2023-01-09T22:06:25Z

Traders work on the trading floor at the New York Stock Exchange (NYSE) in New York City, U.S., January 5, 2023. REUTERS/Andrew Kelly

The S&P 500 index (.SPX) erased early gains to close nearly flat on Monday as expectations that the Federal Reserve will become less aggressive with its interest rate hikes were offset by lingering worries about inflation.

The Dow ended lower, and the Nasdaq Composite (.IXIC) ended well off the day’s highs.

Investors are awaiting comments Tuesday from Fed Chair Jerome Powell, who some strategists expect could say more time is needed to show inflation is under control.

Money market bets were showing 77% odds of a 25-basis point hike in the Fed’s February policy meeting.

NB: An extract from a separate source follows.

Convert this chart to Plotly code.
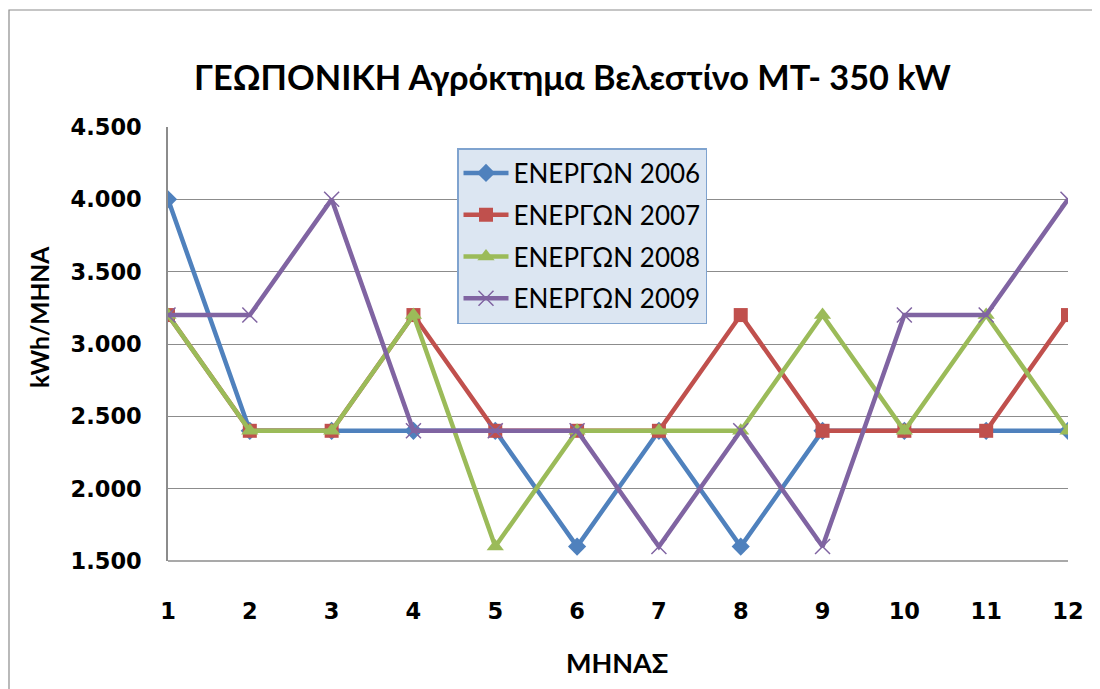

A consumer prices report due Thursday could be key for rate expectations, said Quincy Krosby, chief global strategist, LPL Financial in Charlotte, North Carolina. “The CPI report this week is going to be essential for fine-tuning the Fed funds futures market.”

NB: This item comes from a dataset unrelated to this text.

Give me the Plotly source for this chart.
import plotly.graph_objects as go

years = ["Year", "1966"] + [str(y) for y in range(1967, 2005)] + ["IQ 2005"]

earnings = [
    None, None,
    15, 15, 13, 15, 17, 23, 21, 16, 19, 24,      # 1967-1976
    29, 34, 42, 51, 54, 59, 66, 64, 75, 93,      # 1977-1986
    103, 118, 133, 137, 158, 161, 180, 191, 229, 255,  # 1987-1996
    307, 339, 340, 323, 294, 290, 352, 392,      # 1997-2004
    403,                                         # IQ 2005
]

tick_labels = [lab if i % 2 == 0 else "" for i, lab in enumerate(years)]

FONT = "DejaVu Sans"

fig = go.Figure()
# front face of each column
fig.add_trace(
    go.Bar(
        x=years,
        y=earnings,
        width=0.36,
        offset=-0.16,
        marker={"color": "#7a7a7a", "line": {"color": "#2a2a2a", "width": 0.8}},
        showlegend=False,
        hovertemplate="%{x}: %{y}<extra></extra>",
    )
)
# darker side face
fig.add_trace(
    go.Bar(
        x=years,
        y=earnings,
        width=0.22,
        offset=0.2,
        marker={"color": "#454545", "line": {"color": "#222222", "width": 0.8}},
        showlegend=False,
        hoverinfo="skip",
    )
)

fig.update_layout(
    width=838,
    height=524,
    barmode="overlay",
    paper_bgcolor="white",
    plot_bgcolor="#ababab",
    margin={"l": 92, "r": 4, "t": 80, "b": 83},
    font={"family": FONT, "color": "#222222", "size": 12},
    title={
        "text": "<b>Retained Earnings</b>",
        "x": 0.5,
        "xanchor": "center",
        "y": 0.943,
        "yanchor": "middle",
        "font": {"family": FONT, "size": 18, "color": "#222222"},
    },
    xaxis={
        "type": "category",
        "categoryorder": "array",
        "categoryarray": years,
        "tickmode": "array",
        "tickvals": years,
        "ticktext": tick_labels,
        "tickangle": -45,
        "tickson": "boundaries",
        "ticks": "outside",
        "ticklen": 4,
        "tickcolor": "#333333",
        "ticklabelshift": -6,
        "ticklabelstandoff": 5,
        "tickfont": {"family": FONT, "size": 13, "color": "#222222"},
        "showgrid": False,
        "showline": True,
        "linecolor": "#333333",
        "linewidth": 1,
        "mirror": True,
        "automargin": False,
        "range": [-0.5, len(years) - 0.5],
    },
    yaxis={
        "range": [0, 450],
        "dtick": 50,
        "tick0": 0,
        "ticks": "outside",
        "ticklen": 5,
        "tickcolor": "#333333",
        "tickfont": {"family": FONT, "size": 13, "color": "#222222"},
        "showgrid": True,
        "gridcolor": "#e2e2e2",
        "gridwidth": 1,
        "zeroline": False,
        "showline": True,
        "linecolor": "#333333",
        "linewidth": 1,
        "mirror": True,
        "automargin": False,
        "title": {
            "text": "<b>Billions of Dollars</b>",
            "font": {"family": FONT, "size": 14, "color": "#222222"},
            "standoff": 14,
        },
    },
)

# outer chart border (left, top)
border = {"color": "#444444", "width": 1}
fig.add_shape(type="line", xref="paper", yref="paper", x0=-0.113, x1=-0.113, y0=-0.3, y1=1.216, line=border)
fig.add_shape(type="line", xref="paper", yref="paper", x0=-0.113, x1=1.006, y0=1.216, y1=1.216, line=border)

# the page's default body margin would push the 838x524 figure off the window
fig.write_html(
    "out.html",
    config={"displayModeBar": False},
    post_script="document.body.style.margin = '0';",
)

Investors also may have sold some shares after recent strong market gains, said Paul Nolte, portfolio manager at Kingsview Investment Management in Chicago. “You’re seeing a little bit of profit-taking ahead of the CPI number due out this week.”

The technology sector (.SPLRCT) gained as Treasury yields fell. Consumer discretionary stocks (.SPLRCD) also rose, with Amazon.com Inc (AMZN.O) up 1.5% after Jefferies said it saw cost pressures easing for the e-commerce giant in the second half of the year.

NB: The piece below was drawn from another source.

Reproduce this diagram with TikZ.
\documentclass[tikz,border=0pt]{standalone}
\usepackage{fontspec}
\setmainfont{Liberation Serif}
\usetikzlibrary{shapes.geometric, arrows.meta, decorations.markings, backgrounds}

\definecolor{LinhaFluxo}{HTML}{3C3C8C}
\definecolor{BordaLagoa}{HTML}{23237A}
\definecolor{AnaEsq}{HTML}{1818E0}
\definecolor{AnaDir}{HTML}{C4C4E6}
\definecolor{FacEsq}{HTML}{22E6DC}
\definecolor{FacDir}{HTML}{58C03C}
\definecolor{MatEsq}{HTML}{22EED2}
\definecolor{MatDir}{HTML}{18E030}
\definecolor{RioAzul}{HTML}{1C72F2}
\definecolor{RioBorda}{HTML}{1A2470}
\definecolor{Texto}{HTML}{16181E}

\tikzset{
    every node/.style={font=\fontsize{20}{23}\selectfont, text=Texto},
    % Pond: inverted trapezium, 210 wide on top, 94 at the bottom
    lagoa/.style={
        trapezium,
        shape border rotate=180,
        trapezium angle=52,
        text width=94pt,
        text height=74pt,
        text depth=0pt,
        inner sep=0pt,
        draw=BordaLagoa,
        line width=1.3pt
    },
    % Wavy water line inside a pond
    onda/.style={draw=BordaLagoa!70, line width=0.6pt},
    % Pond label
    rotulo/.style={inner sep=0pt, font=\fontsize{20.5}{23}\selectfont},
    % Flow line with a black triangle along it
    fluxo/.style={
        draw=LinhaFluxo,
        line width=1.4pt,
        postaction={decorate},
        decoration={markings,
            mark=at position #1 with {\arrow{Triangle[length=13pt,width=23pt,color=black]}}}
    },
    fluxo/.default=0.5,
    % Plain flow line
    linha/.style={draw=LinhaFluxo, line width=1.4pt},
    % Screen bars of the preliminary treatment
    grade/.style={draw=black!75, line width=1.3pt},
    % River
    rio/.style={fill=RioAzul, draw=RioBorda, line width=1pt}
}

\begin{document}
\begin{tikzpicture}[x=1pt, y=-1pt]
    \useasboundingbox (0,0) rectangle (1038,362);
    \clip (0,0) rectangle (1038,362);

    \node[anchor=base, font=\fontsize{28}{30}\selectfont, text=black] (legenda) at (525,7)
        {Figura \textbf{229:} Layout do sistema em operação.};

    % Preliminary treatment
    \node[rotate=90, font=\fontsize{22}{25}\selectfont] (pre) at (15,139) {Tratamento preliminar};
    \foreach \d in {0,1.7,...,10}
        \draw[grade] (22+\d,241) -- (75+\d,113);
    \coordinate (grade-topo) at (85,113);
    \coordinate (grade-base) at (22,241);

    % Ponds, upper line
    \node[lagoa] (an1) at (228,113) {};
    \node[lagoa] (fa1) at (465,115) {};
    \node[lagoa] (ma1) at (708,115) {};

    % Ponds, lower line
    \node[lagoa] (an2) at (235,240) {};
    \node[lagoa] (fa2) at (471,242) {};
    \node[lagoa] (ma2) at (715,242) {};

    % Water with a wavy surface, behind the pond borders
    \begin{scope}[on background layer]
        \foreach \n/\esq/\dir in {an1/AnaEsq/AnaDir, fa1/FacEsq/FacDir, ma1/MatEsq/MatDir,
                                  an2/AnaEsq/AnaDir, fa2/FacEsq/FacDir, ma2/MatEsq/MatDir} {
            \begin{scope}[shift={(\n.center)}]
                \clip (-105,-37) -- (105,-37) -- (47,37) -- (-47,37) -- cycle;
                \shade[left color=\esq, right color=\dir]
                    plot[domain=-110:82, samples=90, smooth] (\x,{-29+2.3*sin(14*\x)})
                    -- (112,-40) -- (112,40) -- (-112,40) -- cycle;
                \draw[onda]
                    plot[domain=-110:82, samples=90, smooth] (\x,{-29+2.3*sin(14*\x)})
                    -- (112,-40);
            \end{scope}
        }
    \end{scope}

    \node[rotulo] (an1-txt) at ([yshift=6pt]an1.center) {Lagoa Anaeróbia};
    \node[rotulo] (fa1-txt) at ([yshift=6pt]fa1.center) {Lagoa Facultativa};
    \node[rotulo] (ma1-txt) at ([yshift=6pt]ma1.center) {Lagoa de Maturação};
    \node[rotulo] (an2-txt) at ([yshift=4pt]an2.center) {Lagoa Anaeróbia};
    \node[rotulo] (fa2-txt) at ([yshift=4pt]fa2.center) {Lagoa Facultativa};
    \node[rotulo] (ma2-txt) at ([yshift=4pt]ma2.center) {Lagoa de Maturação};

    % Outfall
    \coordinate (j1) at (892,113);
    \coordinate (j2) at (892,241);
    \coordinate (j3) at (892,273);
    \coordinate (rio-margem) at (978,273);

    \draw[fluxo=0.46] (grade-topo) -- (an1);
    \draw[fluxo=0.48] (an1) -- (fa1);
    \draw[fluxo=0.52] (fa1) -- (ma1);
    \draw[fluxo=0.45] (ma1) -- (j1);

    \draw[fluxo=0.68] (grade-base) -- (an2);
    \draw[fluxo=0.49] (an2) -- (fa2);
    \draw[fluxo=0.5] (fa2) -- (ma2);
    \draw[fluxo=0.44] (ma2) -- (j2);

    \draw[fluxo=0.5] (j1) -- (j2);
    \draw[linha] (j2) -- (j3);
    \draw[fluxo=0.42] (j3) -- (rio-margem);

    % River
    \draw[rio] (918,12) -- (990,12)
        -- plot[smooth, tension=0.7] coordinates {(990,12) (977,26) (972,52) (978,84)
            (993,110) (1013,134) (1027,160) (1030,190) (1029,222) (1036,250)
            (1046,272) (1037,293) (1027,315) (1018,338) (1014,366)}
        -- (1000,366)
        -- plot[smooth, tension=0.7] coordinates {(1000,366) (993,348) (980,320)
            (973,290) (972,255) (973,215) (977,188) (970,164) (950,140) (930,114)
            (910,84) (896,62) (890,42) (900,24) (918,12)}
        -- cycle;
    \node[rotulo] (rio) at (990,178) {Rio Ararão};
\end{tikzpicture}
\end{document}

Also, S&P 500 companies are about to kick off the fourth-quarter earnings period, with results from top U.S. banks expected later this week.

The Dow Jones Industrial Average (.DJI) fell 112.96 points, or 0.34%, to 33,517.65, the S&P 500 (.SPX) lost 2.99 points, or 0.08%, to 3,892.09 and the Nasdaq Composite (.IXIC) added 66.36 points, or 0.63%, to 10,635.65.

Shares of Broadcom Inc (AVGO.O) fell in late trading to end down 2% after Bloomberg, citing people familiar with the matter, reported that Apple Inc (AAPL.O) plans to drop a Broadcom chip in 2025 and use an in-house design instead.

Friday’s jobs report, which showed a moderation in wage increases, lifted hopes that the Fed might become less aggressive in its rate-hike push to reduce inflation.

Tesla Inc (TSLA.O) shares rose 5.9% after the electric-vehicle maker indicated longer waiting times for some versions of the Model Y in China, signaling the recent price cuts could be stoking demand.

Macy’s Inc (M.N) fell 7.7% and Lululemon Athletica Inc (LULU.O) dropped 9.3% after both retailers issued disappointing holiday-quarter forecasts.

Volume on U.S. exchanges was 11.35 billion shares, compared with the 10.90 billion average for the full session over the last 20 trading days.

Advancing issues outnumbered decliners on the NYSE by a 1.85-to-1 ratio; on Nasdaq, a 1.48-to-1 ratio favored advancers.

The S&P 500 posted 13 new 52-week highs and two new lows; the Nasdaq Composite recorded 129 new highs and 32 new lows.